■ WHAT TO WORK ON ■
Report every line below that holds the word "draw".

----------

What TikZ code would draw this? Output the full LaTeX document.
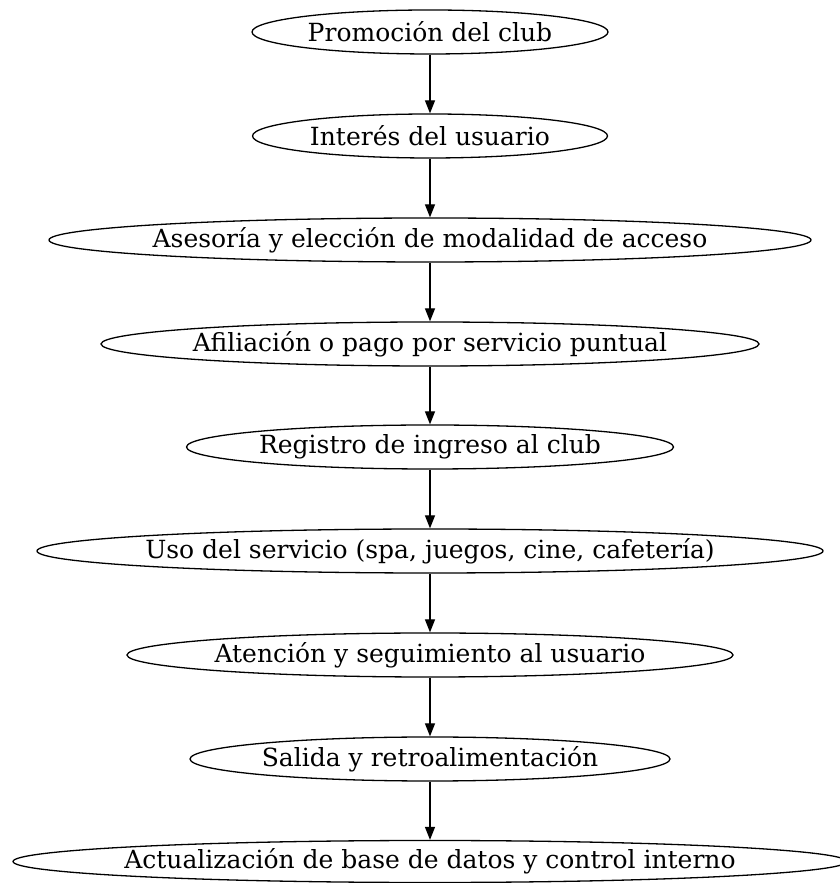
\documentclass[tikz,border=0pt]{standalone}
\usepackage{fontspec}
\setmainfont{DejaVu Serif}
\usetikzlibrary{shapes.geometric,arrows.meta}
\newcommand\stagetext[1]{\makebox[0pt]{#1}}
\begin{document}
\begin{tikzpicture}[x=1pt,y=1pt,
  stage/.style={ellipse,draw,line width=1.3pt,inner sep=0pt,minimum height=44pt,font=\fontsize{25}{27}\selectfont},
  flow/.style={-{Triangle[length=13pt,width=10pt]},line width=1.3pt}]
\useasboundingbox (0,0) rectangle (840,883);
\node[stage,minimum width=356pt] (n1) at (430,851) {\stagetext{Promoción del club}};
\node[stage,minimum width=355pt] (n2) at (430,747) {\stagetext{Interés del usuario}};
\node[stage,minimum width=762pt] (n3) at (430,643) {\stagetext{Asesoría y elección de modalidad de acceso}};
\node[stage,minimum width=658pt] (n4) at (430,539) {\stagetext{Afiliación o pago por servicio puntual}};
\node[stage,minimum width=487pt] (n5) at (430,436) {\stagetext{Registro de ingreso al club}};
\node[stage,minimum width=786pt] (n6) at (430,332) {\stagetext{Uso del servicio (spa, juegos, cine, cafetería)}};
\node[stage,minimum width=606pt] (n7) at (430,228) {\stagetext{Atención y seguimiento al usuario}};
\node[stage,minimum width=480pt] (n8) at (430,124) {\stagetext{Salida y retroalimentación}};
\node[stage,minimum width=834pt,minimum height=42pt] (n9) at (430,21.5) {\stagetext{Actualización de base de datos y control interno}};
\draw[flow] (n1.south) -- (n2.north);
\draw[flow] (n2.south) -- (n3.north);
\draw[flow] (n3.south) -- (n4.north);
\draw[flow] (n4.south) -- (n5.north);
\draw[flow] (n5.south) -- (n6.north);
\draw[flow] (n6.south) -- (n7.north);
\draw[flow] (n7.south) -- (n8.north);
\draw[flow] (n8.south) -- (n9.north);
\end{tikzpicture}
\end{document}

----------

■ RESULT ■
What TikZ code would draw this? Output the full LaTeX document.
  stage/.style={ellipse,draw,line width=1.3pt,inner sep=0pt,minimum height=44pt,font=\fontsize{25}{27}\selectfont},
\draw[flow] (n1.south) -- (n2.north);
\draw[flow] (n2.south) -- (n3.north);
\draw[flow] (n3.south) -- (n4.north);
\draw[flow] (n4.south) -- (n5.north);
\draw[flow] (n5.south) -- (n6.north);
\draw[flow] (n6.south) -- (n7.north);
\draw[flow] (n7.south) -- (n8.north);
\draw[flow] (n8.south) -- (n9.north);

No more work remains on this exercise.